“Why safe playgrounds aren't great for kids” — Vox, 2019, 5:43 — https://www.youtube.com/watch?v=lztEnBFN5zU
What was your favorite area for play as a child and how did it affect your development? While this question may be hard for most people answer, research appears to show children benefit from risky playground environments. This may sound counterintuitive but consider the highly-structured format of modern playgrounds. Could having everything pre-built and permanently installed stifle children’s creativity? Would children not experience more peer-to-peer interaction from creating the play environment themselves? There may be merit to unstructured and somewhat risky environments where children can let their imaginations run wild. Would you allow your child to play in one of these riskier playgrounds? How do you think our cultural of intensive parenting will respond to this idea? This video could be a good accompaniment to discussions on parenting styles (e.g., helicopter parenting versus free-range parenting) as well as our culture of safety, litigation, and controlled public spaces.

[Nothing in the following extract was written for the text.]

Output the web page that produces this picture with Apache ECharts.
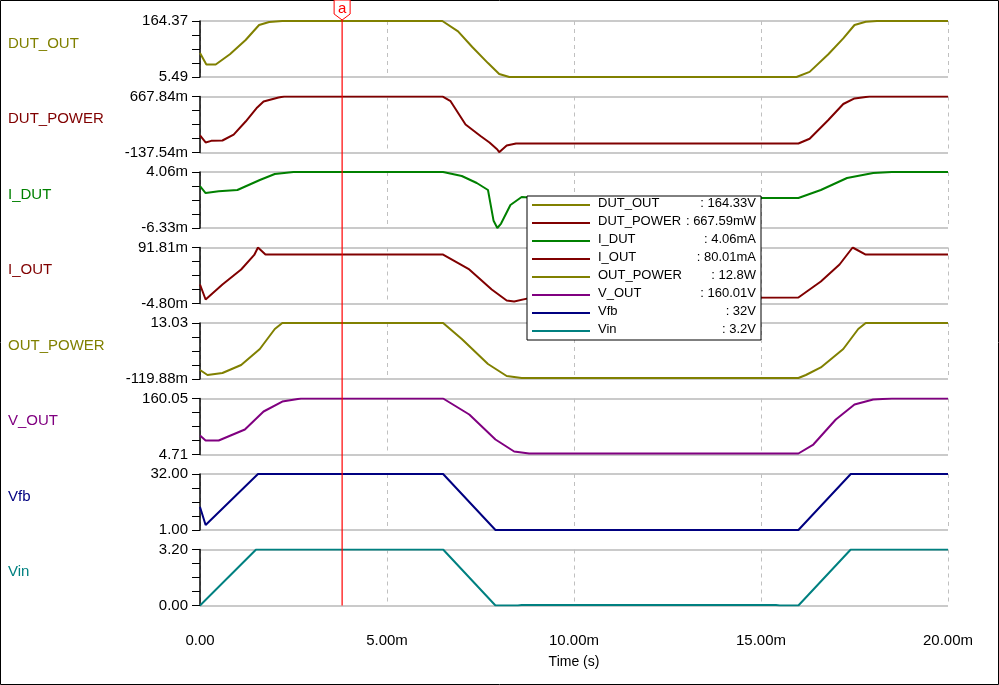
<!DOCTYPE html>
<html><head><meta charset="utf-8">
<script src="https://cdn.jsdelivr.net/npm/echarts@6/dist/echarts.min.js"></script>
<style>html,body{margin:0;padding:0;background:#fff}#c{width:999px;height:685px}</style>
</head><body><div id="c"></div>
<script>
const names = ['DUT_OUT','DUT_POWER','I_DUT','I_OUT','OUT_POWER','V_OUT','Vfb','Vin'];
const colors = ['#808000','#800000','#008000','#800000','#808000','#800080','#000080','#008080'];
const yMin = [5.49,-137.54,-6.33,-4.80,-0.11988,4.71,1.00,0.00];
const yMax = [164.37,667.84,4.06,91.81,13.03,160.05,32.00,3.20];
const yMinLabel = ['5.49','-137.54m','-6.33m','-4.80m','-119.88m','4.71','1.00','0.00'];
const yMaxLabel = ['164.37','667.84m','4.06m','91.81m','13.03','160.05','32.00','3.20'];
const xTickLabels = ['0.00','5.00m','10.00m','15.00m','20.00m'];
const legendValues = ['164.33V','667.59mW','4.06mA','80.01mA','12.8W','160.01V','32V','3.2V'];
const cursorT = 3.8;

const dutOut = [[0,73.6],[0.17,40.9],[0.42,40.9],[0.8,70],[1.22,110.5],[1.58,153],[1.85,161.5],[2.2,164.37],[6.48,164.37],[6.9,135],[7.28,90.6],[7.7,45],[8.0,14],[8.27,5.49],[15.95,5.49],[16.3,20],[16.8,70],[17.2,115],[17.5,153],[17.8,162],[18.1,164.37],[20,164.37]];
const dutPower = [[0,107],[0.15,6.3],[0.3,30],[0.6,35],[0.9,120],[1.22,308],[1.53,510],[1.7,596],[2.1,653],[2.25,668],[6.48,668],[6.7,600],[7.1,265],[7.5,100],[7.74,6],[7.95,-94],[8.0,-133],[8.2,-37],[8.45,-8],[16.0,-8],[16.3,60],[16.8,330],[17.2,560],[17.5,640],[17.9,668],[20,668]];
const iDut = [[0,1.46],[0.15,0.16],[0.5,0.5],[1.0,0.72],[1.6,2.58],[2.0,3.69],[2.5,4.06],[6.5,4.06],[7.0,3.32],[7.4,2.02],[7.7,0.72],[7.85,-5.0],[7.95,-6.33],[8.05,-5.5],[8.3,-2.06],[8.6,-0.58],[9.0,-0.76],[16.0,-0.76],[16.6,0.72],[17.3,2.95],[18.0,3.88],[18.5,4.06],[20,4.06]];
const iOut = [[0,28],[0.15,2.1],[0.6,28],[1.1,53.9],[1.45,79],[1.55,91.8],[1.75,79.7],[6.5,79.7],[7.2,53.9],[7.8,19.4],[8.2,0.4],[8.4,-1.35],[8.8,4.5],[16.0,5.55],[16.6,33.2],[17.1,62.5],[17.45,91.8],[17.8,79.7],[20,79.7]];
const outPower = [[0,2.0],[0.2,0.82],[0.6,1.29],[1.1,3.17],[1.6,6.93],[2.0,11.62],[2.2,13.03],[6.5,13.03],[7.0,9.27],[7.7,3.4],[8.2,0.58],[8.6,0.11],[16.0,0.11],[16.2,0.82],[16.6,2.6],[17.2,6.93],[17.6,11.62],[17.8,13.03],[20,13.03]];
const vOut = [[0,57.4],[0.15,43.5],[0.5,43.5],[1.2,74],[1.7,124],[2.2,151.7],[2.7,160],[6.5,160],[7.2,115.7],[7.9,46.3],[8.4,13],[8.8,7.5],[16.0,7.5],[16.4,32.4],[17.0,101.8],[17.5,143.4],[18.0,157.3],[18.5,160],[20,160]];
const vfb = [[0,13.7],[0.15,3.8],[1.55,32],[6.5,32],[7.9,1],[16.0,1],[17.4,32],[20,32]];
const vin = [[0,0],[1.5,3.2],[6.5,3.2],[7.9,0],[8.5,0],[8.6,0.03],[15.4,0.03],[15.5,0],[16.0,0],[17.4,3.2],[20,3.2]];
const data = [dutOut,dutPower,iDut,iOut,outPower,vOut,vfb,vin];

const top0 = 21, step = 75.5, h = 56, left = 200, right = 51;
const grids=[],xAxes=[],yAxes=[],series=[],graphics=[];
for(let i=0;i<8;i++){
  grids.push({left:left,right:right,top:top0+step*i,height:h});
  const last = i===7;
  xAxes.push({type:'value',gridIndex:i,min:0,max:20,interval:5,
    axisLine:{show:false},axisTick:{show:false},
    axisLabel:{show:last,margin:28,color:'#000',fontFamily:'Arial',fontSize:15,formatter:(v)=>xTickLabels[Math.round(v/5)]},
    splitLine:{show:true,lineStyle:{color:'#c0c0c0',type:[4,4]}},
    name:last?'Time (s)':'',nameLocation:'middle',nameGap:50,nameTextStyle:{color:'#000',fontFamily:'Arial',fontSize:14}});
  yAxes.push({type:'value',gridIndex:i,min:yMin[i],max:yMax[i],interval:yMax[i]-yMin[i],
    axisLine:{show:true,lineStyle:{color:'#000',width:1.5}},
    axisTick:{show:true,length:8,lineStyle:{color:'#000'}},
    minorTick:{show:true,splitNumber:4,length:8,lineStyle:{color:'#000'}},
    splitLine:{show:true,lineStyle:{color:'#b8b8b8',width:1.5}},
    axisLabel:{color:'#000',fontFamily:'Arial',fontSize:15,margin:12,
      formatter:(v)=> (Math.abs(v-yMin[i])<Math.abs(v-yMax[i]))?yMinLabel[i]:yMaxLabel[i]}});
  series.push({type:'line',xAxisIndex:i,yAxisIndex:i,data:data[i],showSymbol:false,symbol:'none',
    lineStyle:{color:colors[i],width:2},itemStyle:{color:colors[i]},animation:false,z:3});
  graphics.push({type:'text',left:8,top:top0+step*i+h/2-13,style:{text:names[i],fill:colors[i],font:'15px Arial'}});
}
// legend box
const lx=527, ly=196;
graphics.push({type:'rect',shape:{x:lx,y:ly,width:234,height:144},style:{fill:'#fff',stroke:'#000',lineWidth:1},z:10});
for(let i=0;i<8;i++){
  const yy = ly+9+i*18;
  graphics.push({type:'line',shape:{x1:lx+5,y1:yy,x2:lx+63,y2:yy},style:{stroke:colors[i],lineWidth:2},z:11});
  graphics.push({type:'text',x:lx+71,y:yy-8,style:{text:names[i],fill:'#000',font:'13px Arial'},z:11});
  graphics.push({type:'text',x:lx+229,y:yy-8,style:{text:': '+legendValues[i],fill:'#000',font:'13px Arial',align:'right'},z:11});
}
graphics.push({type:'rect',shape:{x:0.5,y:0.5,width:998,height:684},style:{fill:'none',stroke:'#000',lineWidth:1},z:0,silent:true});

const chart = echarts.init(document.getElementById('c'),null,{renderer:'canvas'});
chart.setOption({animation:false,backgroundColor:'#fff',grid:grids,xAxis:xAxes,yAxis:yAxes,series:series,graphic:graphics});
const cx = chart.convertToPixel({xAxisIndex:0},cursorT);
graphics.push({type:'line',shape:{x1:cx,y1:12,x2:cx,y2:top0+step*7+h},style:{stroke:'#ff0000',lineWidth:1.2},z:9});
graphics.push({type:'polygon',shape:{points:[[cx-8,0],[cx+8,0],[cx+8,14],[cx,20],[cx-8,14]]},style:{fill:'#fff',stroke:'#ff0000',lineWidth:1},z:12});
graphics.push({type:'text',x:cx,y:1,style:{text:'a',fill:'#ff0000',font:'15px Arial',align:'center'},z:13});
chart.setOption({graphic:graphics});
</script></body></html>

From the video’s description: The stereotypical modern playground — with its bright colors and rubberized flooring — is designed to be clean, safe, and lawsuit-proof. But that isn't necessarily the best design for kids. US playground designers spent decades figuring out how to minimize risk: reducing heights, softening surfaces, and limiting loose parts. But now, some are experimenting with creating risk. A growing body of research has found that risky outdoor play is a key part of children’s health, promoting social interactions, creativity, problem-solving, and resilience. Some communities are even experimenting with “adventure playgrounds,” a format with origins in World War II Denmark, where bomb sites became impromptu playgrounds. Filled with props like nails, hammers, saws, paint, tires, and wood planks, these spaces look more like junkyards than play spaces — and parents are often kept outside of the playground while children are chaperoned by staff. Now, that question of keeping children safe versus keeping children engaged is at the heart of a big debate in playground design.